What can a prospective group member anticipate as part of a group experience? Here are some of the typical themes that emerge:

  • Relationships—romantic, family, friends, work
  • Trauma and brokenheartedness
  • Anxiety and depression
  • Addictive, compulsive behaviors
  • Career and money
  • Shame and loneliness
  • Sex and sexuality

When I meet a client for the first time, I’m already assessing their eventual appropriateness for group. Once a client has identified and started to explore the issues that brought them into therapy, it may be time to introduce the possibility of joining a group. There’s no cookie-cutter approach to the timing of a client considering group therapy, but I always hold this possibility for the client if my instincts tell me that they would benefit from a group experience.

Because most of my individual clients know that I lead groups, they may initiate interest, or I may plant a seed about future group membership. Although I may be eager to transition a client into group, I always need to check in with myself to make sure that the client wants group more than I want it for them. In other words, joining a group is always about timing.

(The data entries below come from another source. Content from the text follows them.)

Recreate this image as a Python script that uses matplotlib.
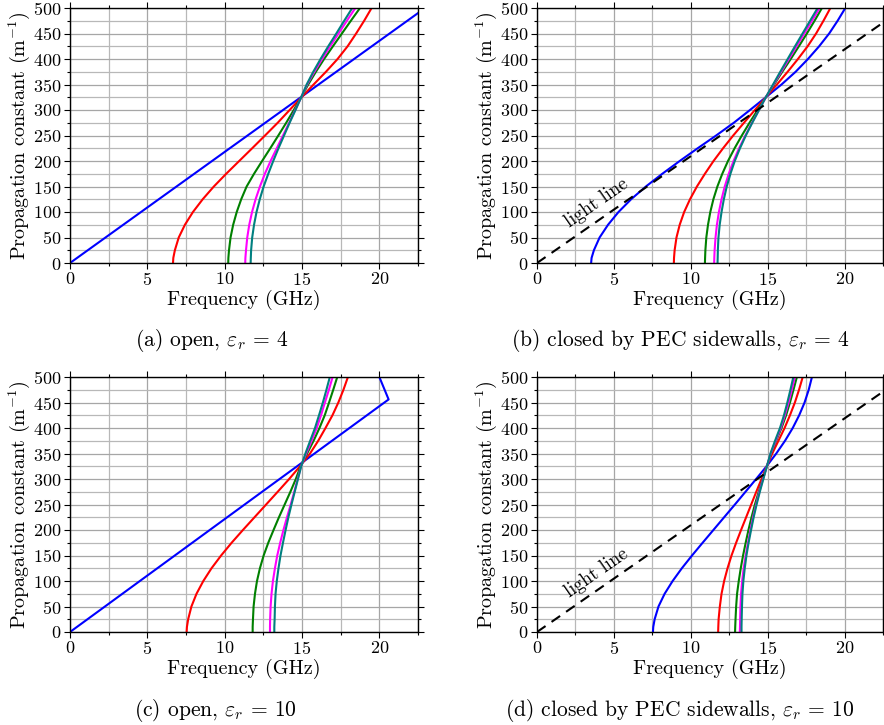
import numpy as np
import matplotlib
matplotlib.use("Agg")
import matplotlib.pyplot as plt
from matplotlib.ticker import MultipleLocator

plt.rcParams['font.family'] = 'serif'
plt.rcParams['font.serif'] = ['cmr10']
plt.rcParams['mathtext.fontset'] = 'cm'
plt.rcParams['axes.formatter.use_mathtext'] = True

# ---------------- data (frequency in GHz, propagation constant in 1/m) -------------
beta = [0, 10, 25, 50, 75, 100, 125, 150, 175, 200, 225, 250, 275, 300,
        325, 350, 375, 400, 425, 450, 475, 500]

# (a) open, eps_r = 4
a_blue_f = [0, 22.5]
a_blue_beta = [0, 490]
a_red_f = [6.66, 6.68, 6.78, 7.03, 7.43, 7.95, 8.58, 9.30, 10.10, 10.94, 11.78, 12.61, 13.43, 14.2,
           14.97, 15.75, 16.55, 17.3, 17.95, 18.5, 19.02, 19.5]
a_green_f = [10.23, 10.24, 10.28, 10.38, 10.55, 10.78, 11.07, 11.42, 11.9, 12.42, 12.95, 13.47, 13.98, 14.47,
             14.95, 15.4, 15.9, 16.43, 17.0, 17.58, 18.16, 18.75]
a_magenta_f = [11.33, 11.34, 11.38, 11.46, 11.59, 11.77, 12.0, 12.28, 12.6, 12.97, 13.37, 13.77, 14.17, 14.56,
               14.95, 15.33, 15.8, 16.3, 16.82, 17.36, 17.9, 18.45]
a_teal_f = [11.68, 11.69, 11.71, 11.78, 11.9, 12.06, 12.27, 12.52, 12.82, 13.14, 13.48, 13.84, 14.2, 14.58,
            14.95, 15.3, 15.73, 16.2, 16.7, 17.22, 17.73, 18.25]

# (b) closed by PEC sidewalls, eps_r = 4
b_blue_f = [3.52, 3.55, 3.7, 4.07, 4.62, 5.3, 6.12, 7.08, 8.15, 9.28, 10.45, 11.65, 12.8, 13.85,
            14.88, 15.9, 16.82, 17.62, 18.35, 19.0, 19.55, 20.05]
b_red_f = [8.9, 8.91, 8.95, 9.07, 9.28, 9.57, 9.95, 10.4, 10.92, 11.48, 12.1, 12.76, 13.46, 14.17,
           14.88, 15.6, 16.3, 16.97, 17.6, 18.15, 18.63, 19.08]
b_green_f = [10.92, 10.93, 10.95, 11.01, 11.12, 11.27, 11.47, 11.73, 12.05, 12.42, 12.85, 13.32, 13.82, 14.35,
             14.88, 15.42, 15.95, 16.5, 17.03, 17.55, 18.05, 18.53]
b_magenta_f = [11.52, 11.53, 11.55, 11.61, 11.7, 11.83, 12.0, 12.21, 12.47, 12.78, 13.14, 13.55, 13.98, 14.43,
               14.88, 15.38, 15.88, 16.38, 16.88, 17.38, 17.88, 18.38]
b_teal_f = [11.74, 11.75, 11.76, 11.8, 11.88, 12.0, 12.15, 12.34, 12.58, 12.86, 13.2, 13.58, 14.0, 14.44,
            14.88, 15.35, 15.82, 16.3, 16.78, 17.27, 17.76, 18.25]

# (c) open, eps_r = 10
c_blue_f = [0, 20.6, 20.0]
c_blue_beta = [0, 456, 500]
c_red_f = [7.54, 7.56, 7.64, 7.85, 8.18, 8.62, 9.15, 9.77, 10.45, 11.18, 11.93, 12.68, 13.43, 14.17,
           14.87, 15.52, 16.05, 16.52, 16.97, 17.35, 17.68, 17.97]
c_green_f = [11.81, 11.81, 11.83, 11.87, 11.96, 12.09, 12.28, 12.52, 12.82, 13.16, 13.51, 13.88, 14.25, 14.6,
             14.91, 15.33, 15.75, 16.13, 16.47, 16.75, 17.02, 17.28]
c_magenta_f = [12.93, 12.93, 12.94, 12.97, 13.03, 13.12, 13.25, 13.4, 13.59, 13.8, 14.03, 14.27, 14.5, 14.72,
               14.94, 15.27, 15.62, 15.95, 16.23, 16.48, 16.74, 16.98]
c_teal_f = [13.21, 13.21, 13.23, 13.25, 13.29, 13.37, 13.48, 13.61, 13.77, 13.94, 14.12, 14.32, 14.53, 14.74,
            14.95, 15.22, 15.53, 15.84, 16.1, 16.35, 16.58, 16.8]

# (d) closed by PEC sidewalls, eps_r = 10
d_blue_f = [7.54, 7.56, 7.65, 7.9, 8.3, 8.82, 9.42, 10.08, 10.77, 11.47, 12.17, 12.87, 13.56, 14.25,
            14.93, 15.56, 16.13, 16.63, 17.05, 17.4, 17.67, 17.88]
d_red_f = [11.78, 11.79, 11.81, 11.89, 12.0, 12.17, 12.39, 12.65, 12.95, 13.27, 13.6, 13.93, 14.26, 14.6,
           14.94, 15.3, 15.7, 16.1, 16.45, 16.77, 17.04, 17.28]
d_green_f = [12.88, 12.89, 12.91, 12.95, 13.01, 13.12, 13.25, 13.4, 13.57, 13.75, 13.95, 14.17, 14.42, 14.68,
             14.95, 15.22, 15.55, 15.9, 16.2, 16.45, 16.68, 16.9]
d_magenta_f = [13.19, 13.2, 13.21, 13.23, 13.27, 13.34, 13.44, 13.57, 13.72, 13.88, 14.05, 14.25, 14.46, 14.7,
               14.95, 15.2, 15.52, 15.85, 16.12, 16.36, 16.57, 16.77]
d_teal_f = [13.3, 13.3, 13.31, 13.33, 13.36, 13.42, 13.51, 13.62, 13.76, 13.92, 14.09, 14.28, 14.49, 14.72,
            14.95, 15.18, 15.48, 15.8, 16.06, 16.28, 16.48, 16.67]

# light line (free-space wavenumber)
light_f = [0, 22.5]
light_beta = [0, 471.2]

captions = [r'(a) open, $\varepsilon_r$ = 4',
            r'(b) closed by PEC sidewalls, $\varepsilon_r$ = 4',
            r'(c) open, $\varepsilon_r$ = 10',
            r'(d) closed by PEC sidewalls, $\varepsilon_r$ = 10']
xlabel = 'Frequency (GHz)'
ylabel = r'Propagation constant (m$^{-1}$)'
light_label = 'light line'

colors = ['#0000ff', '#ff0000', '#008000', '#ff00ff', '#008080']

# ---------------- figure ----------------
W, H = 884, 725
fig = plt.figure(figsize=(W / 100, H / 100), dpi=100)

def axes_at(left_px, top_px, right_px, bottom_px):
    return fig.add_axes([left_px / W, 1 - bottom_px / H,
                         (right_px - left_px) / W, (bottom_px - top_px) / H])

ax_a = axes_at(70, 8, 418, 263)
ax_b = axes_at(537, 8, 883, 263)
ax_c = axes_at(70, 377, 418, 632)
ax_d = axes_at(537, 377, 883, 632)

LW = 1.5

def style(ax):
    ax.set_xlim(0, 22.5)
    ax.set_ylim(0, 500)
    ax.xaxis.set_major_locator(MultipleLocator(5))
    ax.xaxis.set_minor_locator(MultipleLocator(2.5))
    ax.yaxis.set_major_locator(MultipleLocator(50))
    ax.yaxis.set_minor_locator(MultipleLocator(25))
    ax.grid(True, which='major', color='#a6a6a6', lw=0.9)
    ax.grid(True, which='minor', color='#b8b8b8', lw=0.9)
    ax.set_axisbelow(True)
    ax.tick_params(which='both', direction='out', top=True, right=True,
                   labelsize=13, width=0.8, pad=2)
    ax.tick_params(which='major', length=4)
    ax.tick_params(which='minor', length=2.5)
    for s in ax.spines.values():
        s.set_linewidth(1.0)
    ax.set_xlabel(xlabel, fontsize=14.5, labelpad=1)
    ax.set_ylabel(ylabel, fontsize=14.5, labelpad=1)

def curves(ax, blue_f, blue_beta, red, green, magenta, teal):
    ax.plot(blue_f, blue_beta, color=colors[0], lw=LW)
    for fvals, c in zip([red, green, magenta, teal], colors[1:]):
        ax.plot(fvals, beta, color=c, lw=LW)

def light(ax, f_text, b_text):
    ax.plot(light_f, light_beta, color='black', lw=LW, linestyle=(0, (5, 3.5)))
    p = ax.transData.transform([(light_f[0], light_beta[0]), (light_f[1], light_beta[1])])
    ang = np.degrees(np.arctan2(p[1, 1] - p[0, 1], p[1, 0] - p[0, 0]))
    ax.text(f_text, b_text, light_label, rotation=ang, rotation_mode='anchor',
            ha='center', va='center', fontsize=13.5)

for ax in [ax_a, ax_b, ax_c, ax_d]:
    style(ax)

curves(ax_a, a_blue_f, a_blue_beta, a_red_f, a_green_f, a_magenta_f, a_teal_f)
curves(ax_b, b_blue_f, beta, b_red_f, b_green_f, b_magenta_f, b_teal_f)
curves(ax_c, c_blue_f, c_blue_beta, c_red_f, c_green_f, c_magenta_f, c_teal_f)
curves(ax_d, d_blue_f, beta, d_red_f, d_green_f, d_magenta_f, d_teal_f)
light(ax_b, 3.9, 118)
light(ax_d, 3.9, 116)

fig.text(212 / W, 1 - 341 / H, captions[0], ha='center', va='center', fontsize=15.5)
fig.text(680 / W, 1 - 341 / H, captions[1], ha='center', va='center', fontsize=15.5)
fig.text(215 / W, 1 - 710 / H, captions[2], ha='center', va='center', fontsize=15.5)
fig.text(680 / W, 1 - 710 / H, captions[3], ha='center', va='center', fontsize=15.5)

fig.savefig('out.png', dpi=100)
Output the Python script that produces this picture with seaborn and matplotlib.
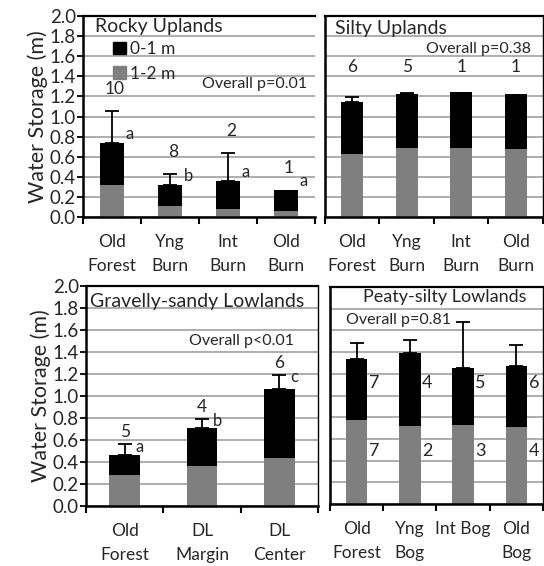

Here are a few questions that may reveal whether a client is ready to participate effectively in a group:

  • Is the client able to offer empathy and attunement?
  • Is the client able to receive empathy and attunement?
  • Does the client appear enthusiastic about a group experience?
  • Is the client interested in developing more honest, satisfying relationships with others?
  • How does the client respond to conflict and anger?
  • Is the client willing to comply with group guidelines?

In order to foster longevity in therapy groups, the following ingredients will promote greater trust and safety:

  • Cultivating honesty and trust with the members of the group and the group therapist.
  • Giving and receiving clear, honest feedback.
  • Understanding one’s impact on others.
  • Accessing and articulating one’s internal world.
  • Exploring deeper longings and desires.
  • Assessing sexuality and sexual expression.
  • Expressing anger safely and productively.
  • Acknowledging and processing shame.

Bringing together a therapy group requires perseverance from the group therapist, but it can also be one of the richest clinical experiences. Clients learn how to be more fully themselves with one another—a rare transformation that far transcends the challenges group formation requires. Having led therapy groups since 1992, I remain deeply grateful for the opportunity to learn and grow alongside my clients. As my dad shared with me many years ago, “group helped me reclaim my life.”